Maison-mère, maison-père
Par Jacques Vauloup le mercredi 22 juillet 2020, 04:17 - À propos de l'auteur - Lien permanent
Ma géographie existentielle, énonce Thierry Paquot, philosophe de l'urbain, n'est pas globalisée, mais planétaire, je suis d'ici et d'ailleurs, mais je possède des emplacements familiers où je me rends périodiquement − lieux habités par des amis, sites appréciés pour leur beauté, leur vastitude et leur silence − et un domicile fixe dans la banlieue parisienne, depuis lequel je contacte les membres des réseaux auxquels je suis branché et qui rhyzoment toute la Terre en des circonvolutions proliférantes et jamais achevées
(page 216).
Il poursuit ainsi :
«Conscient de la préoccupation environnementale, je pense que chaque citadin se doit d'inaugurer une démobilité progressive selon son emploi et ses contraintes : pourquoi multiplier les déplacements alors qu'on peut grandement les limiter en utilisant mieux les nouvelles technologies de l'information et de la télécommunication ?
»Pourquoi ne pas opter pour les mobilités douces − marche, bicyclette ? Pourquoi ne pas développer le télétravail ? Pourquoi ne pas regrouper ses rendez-vous ? Pourquoi ne pas diminuer le temps de travail, le partager ou l'assurer sur trois jours afin de rendre viables les villages, sans les transformer en cités dortoirs et tout en leurs apportant une diversité générationnelle et professionnelle ?
»Pourquoi ne pas miser sur une polyactivité, par exemple bioagriculteur et graphiste, et concentrer ses activités sur des plages horaires stables et saisonnières ? Pourquoi ne pas consommer en priorité les produits locaux, privilégier le commerce de proximité ou la livraison groupée à domicile ?
»Pourquoi ne pas inciter à la coopération tout ce qui peut l'être ? Pourquoi ne pas attribuer à un même bâtiment plusieurs usages différés dans le temps ? Et à la ville et ses alentours d'autres horaires, grâce aux maisons des temps et aux banques du temps ?
Pourquoi ne pas convertir les immeubles et autres constructions aux normes environnementales en y intégrant la dimension temporelle ? Pourquoi ne pas opter pour une chronotopie qui tienne compte des rythmes urbains contrastés ?»■
Pour aller plus loin
Topophile, l'ami.e des lieux, la revue des espaces heureux
« Être topophile, c’est avoir de l’empathie pour les lieux, c’est vouloir les protéger lorsqu’ils sont d’une beauté fragile, c’est vouloir les réparer quand ils sont abîmés, c’est vouloir les transformer pour les rendre accueillants ». Source : Topophilie | 30 avril 2020, La topophilie selon Simon Teyssou.
Ndlr : La photographie accompagnant ce billet est la maison où je suis né, quelque part en Normandie rurale, sur la nationale, à quelques hectomètres du village et de la Mayenne.

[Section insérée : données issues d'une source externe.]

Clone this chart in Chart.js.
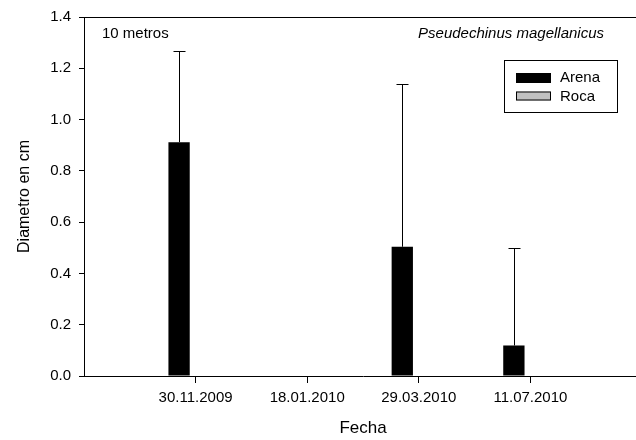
<!DOCTYPE html>
<html><head><meta charset="utf-8">
<script src="https://cdn.jsdelivr.net/npm/chart.js@4/dist/chart.umd.min.js"></script>
<style>
html,body{margin:0;padding:0;background:#fff;overflow:hidden;width:636px;height:440px}
#wrap{width:636px;height:440px;overflow:hidden}
</style></head>
<body><div id="wrap"><canvas id="c" width="642" height="440"></canvas></div>
<script>
// ---- data ----
const categories = ['', '30.11.2009', '18.01.2010', '29.03.2010', '11.07.2010', ''];
const arenaMean = [null, 0.912, 0, 0.504, 0.119, null];
const arenaSD   = [null, 0.355, null, 0.635, 0.380, null];
const rocaMean  = [null, 0, 0, 0, 0, null];
const seriesNames = ['Arena', 'Roca'];
const seriesColors = ['#000000', '#c0c0c0'];
const yMin = 0, yMax = 1.4, yStep = 0.2;
const depthLabel = '10 metros';
const speciesLabel = 'Pseudechinus magellanicus';
const xTitle = 'Fecha';
const yTitle = 'Diametro en cm';

const FONT = "'Liberation Sans', Arial, Helvetica, sans-serif";
Chart.defaults.font.family = FONT;
Chart.defaults.color = '#000';

const errorBars = {
  id: 'errorBars',
  afterDatasetsDraw(chart) {
    const meta = chart.getDatasetMeta(0);
    const ys = chart.scales.y;
    const ctx = chart.ctx;
    ctx.save();
    ctx.strokeStyle = '#000';
    ctx.lineWidth = 1;
    arenaSD.forEach((sd, i) => {
      if (sd == null || arenaMean[i] == null) return;
      const bar = meta.data[i];
      const x = Math.round(bar.x) + 0.5;
      const yTop = Math.round(ys.getPixelForValue(arenaMean[i] + sd)) + 0.5;
      const yBar = bar.y;
      ctx.beginPath();
      ctx.moveTo(x, yBar);
      ctx.lineTo(x, yTop);
      ctx.moveTo(x - 6, yTop);
      ctx.lineTo(x + 6, yTop);
      ctx.stroke();
    });
    ctx.restore();
  }
};

const annotations = {
  id: 'annotations',
  afterDraw(chart) {
    const ctx = chart.ctx;
    const ca = chart.chartArea;
    ctx.save();
    ctx.strokeStyle = '#000';
    ctx.lineWidth = 1;
    ctx.beginPath();
    ctx.moveTo(ca.left, Math.round(ca.top) + 0.5);
    ctx.lineTo(ca.right, Math.round(ca.top) + 0.5);
    ctx.stroke();

    ctx.fillStyle = '#000';
    ctx.textBaseline = 'alphabetic';
    ctx.font = '15px ' + FONT;
    ctx.textAlign = 'left';
    ctx.fillText(depthLabel, 102, 38);
    ctx.font = 'italic 15px ' + FONT;
    ctx.textAlign = 'right';
    ctx.fillText(speciesLabel, 604, 38);

    ctx.strokeRect(504.5, 60.5, 113, 52);
    chart.data.datasets.forEach((ds, i) => {
      const y = 73 + i * 18.5;
      ctx.fillStyle = ds.backgroundColor;
      ctx.fillRect(516, y, 35, i === 0 ? 10 : 9);
      if (i > 0) ctx.strokeRect(516.5, y + 0.5, 34, 8);
      ctx.fillStyle = '#000';
      ctx.font = '15px ' + FONT;
      ctx.textAlign = 'left';
      ctx.textBaseline = 'middle';
      ctx.fillText(ds.label, 560, y + 5);
    });
    ctx.restore();
  }
};

const hideEmpty = (c) => (c.tick && c.tick.label === '') ? 'rgba(0,0,0,0)' : '#000';

new Chart(document.getElementById('c'), {
  type: 'bar',
  data: {
    labels: categories,
    datasets: [
      { label: seriesNames[0], data: arenaMean, backgroundColor: seriesColors[0], borderColor: '#000', borderWidth: 0,
        categoryPercentage: 0.592, barPercentage: 0.645 },
      { label: seriesNames[1], data: rocaMean, backgroundColor: seriesColors[1], borderColor: '#000', borderWidth: 0,
        categoryPercentage: 0.592, barPercentage: 0.645 }
    ]
  },
  options: {
    responsive: false,
    animation: false,
    layout: { padding: { top: 15, left: 0, right: 0, bottom: 0 } },
    plugins: { legend: { display: false }, tooltip: { enabled: false } },
    scales: {
      x: {
        type: 'category',
        offset: false,
        grid: { offset: false, drawOnChartArea: false, tickLength: 7, tickColor: hideEmpty, tickWidth: 1 },
        border: { color: '#000', width: 1 },
        ticks: { color: '#000', font: { size: 15 }, padding: 6, autoSkip: false, maxRotation: 0 },
        title: { display: true, text: xTitle, color: '#000', font: { size: 17 }, padding: { top: 0, bottom: 1 } },
        afterFit: (s) => { s.height = 64; s.paddingLeft = 0; s.paddingRight = 0; }
      },
      y: {
        min: yMin, max: yMax,
        ticks: { stepSize: yStep, callback: (v) => Number(v).toFixed(1), padding: 8, color: '#000', font: { size: 15 } },
        grid: { drawOnChartArea: false, tickLength: 5, tickColor: '#000' },
        border: { color: '#000', width: 1 },
        title: { display: true, text: yTitle, color: '#000', font: { size: 16 }, padding: { top: 15, bottom: 0 } },
        afterFit: (s) => { s.width = 84; }
      }
    }
  },
  plugins: [errorBars, annotations]
});
</script>
</body></html>
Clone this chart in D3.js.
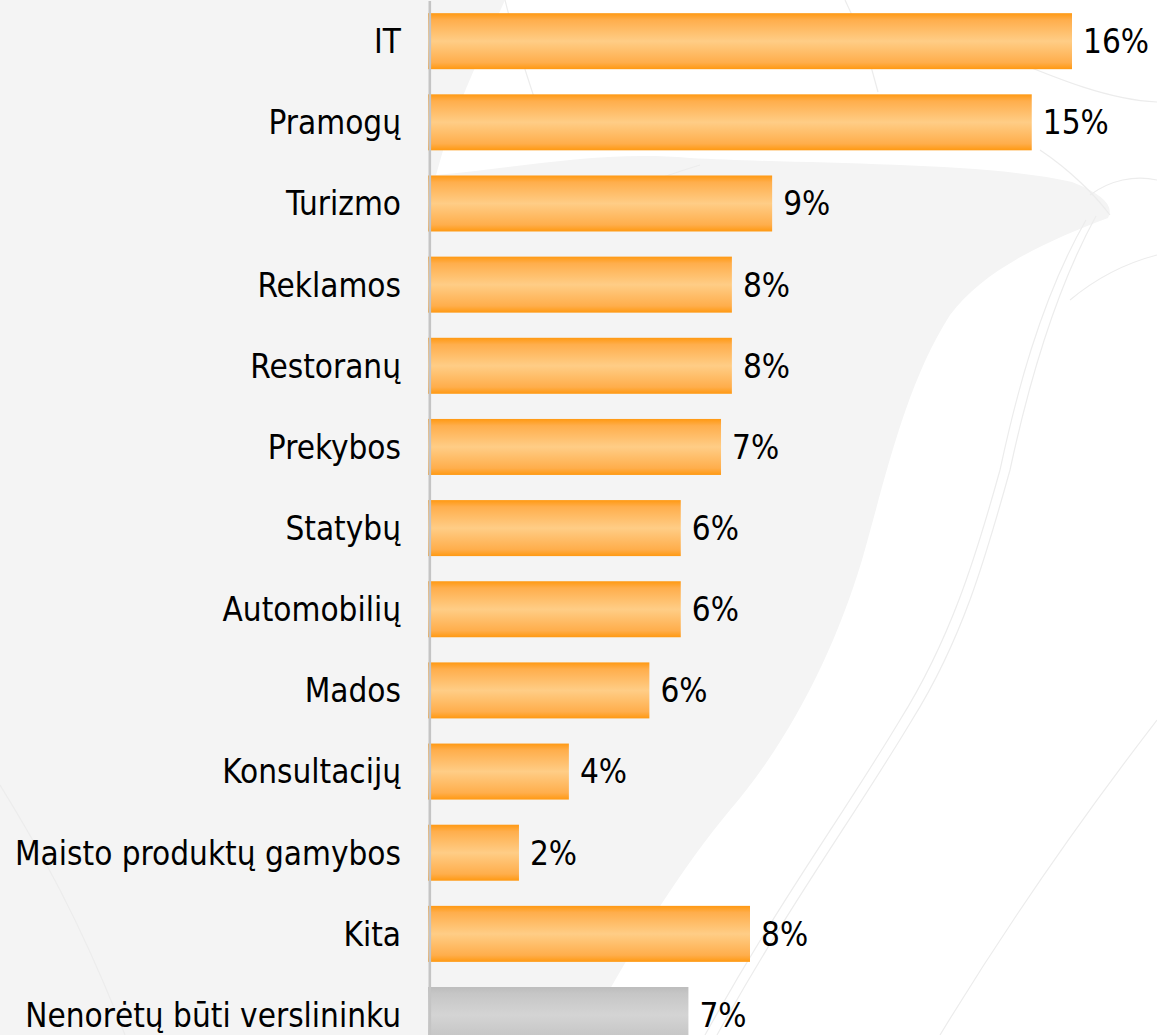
<!DOCTYPE html>
<html>
<head>
<meta charset="utf-8">
<script src="https://cdn.jsdelivr.net/npm/d3@7"></script>
<style>
html,body{margin:0;padding:0;background:#fff;}
svg{display:block;}
text{font-family:"DejaVu Sans Condensed","DejaVu Sans",sans-serif;font-stretch:condensed;}
</style>
</head>
<body>
<svg id="chart" width="1157" height="1035"></svg>
<script>
const categories = ["IT","Pramogų","Turizmo","Reklamos","Restoranų","Prekybos","Statybų","Automobilių","Mados","Konsultacijų","Maisto produktų gamybos","Kita","Nenorėtų būti verslininku"];
const values = [16.0, 15.0, 8.55, 7.55, 7.55, 7.28, 6.28, 6.28, 5.5, 3.5, 2.26, 8.0, 6.47];
const valueLabels = ["16%","15%","9%","8%","8%","7%","6%","6%","6%","4%","2%","8%","7%"];
const highlight = [false,false,false,false,false,false,false,false,false,false,false,false,true];

const W = 1157, H = 1035;
const svg = d3.select("#chart");
const defs = svg.append("defs");

function grad(id, edge, mid, mid2) {
  const g = defs.append("linearGradient").attr("id", id)
    .attr("x1", 0).attr("y1", 0).attr("x2", 0).attr("y2", 1);
  [[0, edge],[0.12, mid2],[0.5, mid],[0.88, mid2],[1, edge]].forEach(([o,c]) =>
    g.append("stop").attr("offset", o).attr("stop-color", c));
}
grad("gOrange", "#ff9912", "#ffcd86", "#ffae4c");
grad("gGray", "#bcbcbc", "#d4d4d4", "#c6c6c6");

// background decoration
const bg = svg.append("g");
bg.append("rect").attr("width", W).attr("height", H).attr("fill", "#ffffff");
bg.append("path").attr("fill", "#f4f4f4")
  .attr("d", "M0,0 H505 C485,45 462,95 446,140 L436,175 C520,168 600,150 690,158 C800,164 990,162 1072,182 Q1118,200 1108,218 C1050,240 985,268 950,315 C905,385 885,480 862,560 C835,650 790,740 730,810 C680,870 630,950 585,1035 H0 Z");
const lines = [
  "M0,785 C40,850 80,920 125,1035",
  "M1086,220 C1040,300 1015,400 1000,470 C975,560 950,640 900,720 C840,820 780,900 705,1035",
  "M1096,216 C1050,300 1025,400 1010,470 C985,560 962,640 912,720 C852,820 792,900 717,1035",
  "M1157,720 C1080,820 1010,920 940,1035",
  "M1040,150 C1070,170 1095,195 1110,215",
  "M1090,195 C1110,180 1135,175 1157,180",
  "M1070,300 C1100,275 1130,262 1157,255",
  "M1000,55 C1060,80 1110,100 1157,102",
  "M845,0 C860,30 870,60 878,92",
  "M505,0 C515,40 525,70 535,100",
  "M540,230 C600,200 650,180 700,165"
];
bg.selectAll("path.deco").data(lines).join("path").attr("class","deco")
  .attr("d", d => d).attr("fill", "none").attr("stroke", "#ececec").attr("stroke-width", 1.2);

// scales
const x = d3.scaleLinear().domain([0, 16]).range([428, 1072]);
const y = d3.scaleBand().domain(categories).range([0.6, 1055.6])
  .paddingInner(0.31).paddingOuter(0.155);

const data = categories.map((c, i) => ({c, v: values[i], l: valueLabels[i], h: highlight[i]}));

svg.append("g").selectAll("rect.bar").data(data).join("rect").attr("class","bar")
  .attr("x", x(0)).attr("y", d => y(d.c))
  .attr("width", d => x(d.v) - x(0)).attr("height", y.bandwidth())
  .attr("fill", d => d.h ? "url(#gGray)" : "url(#gOrange)");

// axis line
svg.append("line").attr("x1", 429.8).attr("x2", 429.8).attr("y1", 1).attr("y2", H)
  .attr("stroke", "#c4c4c4").attr("stroke-width", 2.6);

// category labels via axis
const yAxis = d3.axisLeft(y).tickSize(0).tickPadding(0);
const ag = svg.append("g").attr("transform", "translate(401,0)").call(yAxis);
ag.select(".domain").remove();
ag.selectAll("text").attr("font-size", 33).attr("fill", "#000")
  .attr("font-family", "'DejaVu Sans Condensed','DejaVu Sans',sans-serif")
  .attr("dy", "0.36em");

// value labels
svg.append("g").selectAll("text.val").data(data).join("text").attr("class","val")
  .attr("x", d => x(d.v) + 11).attr("y", d => y(d.c) + y.bandwidth() / 2)
  .attr("dy", "0.36em").attr("font-size", 33).attr("fill", "#000")
  .text(d => d.l);
</script>
</body>
</html>
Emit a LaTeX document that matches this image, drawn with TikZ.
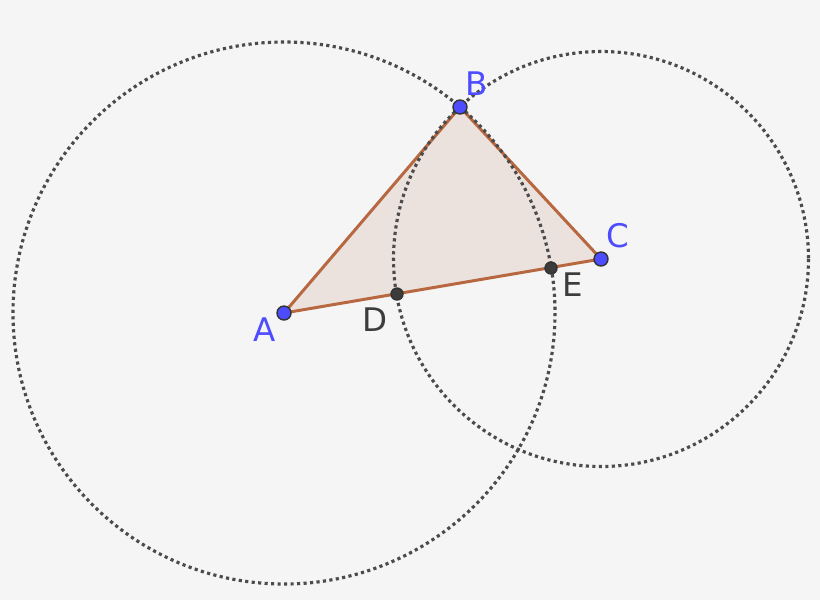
\documentclass[tikz,border=0pt]{standalone}
\usepackage{fontspec}
\setmainfont{DejaVu Sans}
\definecolor{bgcol}{RGB}{245,245,245}
\definecolor{ptblue}{RGB}{77,77,255}
\definecolor{ptgray}{RGB}{60,60,60}
\definecolor{edgecol}{RGB}{184,104,64}
\definecolor{fillcol}{RGB}{236,226,221}
\definecolor{circcol}{RGB}{75,75,75}
\tikzset{
    circ/.style={circcol, line width=1.8pt, dash pattern=on 1.8pt off 1.9pt},
    tri/.style={edgecol, line width=1.7pt, fill=fillcol},
    bluept/.style={circle, draw=black!80, fill=ptblue, line width=0.8pt, inner sep=0pt, minimum size=0.28cm},
    graypt/.style={circle, draw=black!80, fill=ptgray, line width=0.8pt, inner sep=0pt, minimum size=0.24cm},
    bluelbl/.style={text=ptblue, font=\fontsize{18.5}{18.5}\selectfont},
    graylbl/.style={text=ptgray, font=\fontsize{18.5}{18.5}\selectfont}
}

\begin{document}
\begin{tikzpicture}[x=0.02cm, y=-0.02cm]
    \fill[bgcol] (0, 0) rectangle (820, 600);
    \useasboundingbox (0, 0) rectangle (820, 600);
    % vertices and cut points
    \coordinate (pA) at (284, 313);
    \coordinate (pB) at (460, 107);
    \coordinate (pC) at (601, 259);
    \coordinate (pD) at (397, 294);
    \coordinate (pE) at (551, 268);
    % triangle
    \draw[tri] (pA) -- (pB) -- (pC) -- cycle;
    % circles through B
    \draw[circ] (pA) circle (271);
    \draw[circ] (pC) circle (207.5);
    % points
    \node[bluept] (A) at (pA) {};
    \node[bluept] (B) at (pB) {};
    \node[bluept] (C) at (pC) {};
    \node[graypt] (D) at (pD) {};
    \node[graypt] (E) at (pE) {};
    % labels
    \node[bluelbl] (lA) at (265, 330) {A};
    \node[bluelbl] (lB) at (477, 84) {B};
    \node[bluelbl] (lC) at (618, 236) {C};
    \node[graylbl] (lD) at (375, 320) {D};
    \node[graylbl] (lE) at (573, 285) {E};
\end{tikzpicture}
\end{document}
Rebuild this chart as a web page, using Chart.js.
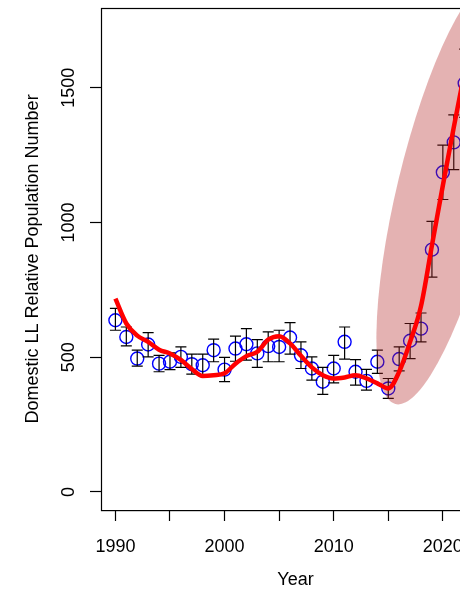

Maison-mère, les cinq enfants de la fratrie dont je fais partie y sont nés, y ont vécu leur enfance et leur adolescence ; une grande maison à laquelle maman tenait beaucoup, avec des bâtiments annexes, un jardin potager, un verger, et de ce fait très exigeante en entretien pour une famille aux revenus modestes. Maison-père aussi, lieu de l'activité professionnelle paternelle. Maison-famille et maison-métier mêlées. De nombreux souvenirs personnels y sont attachés.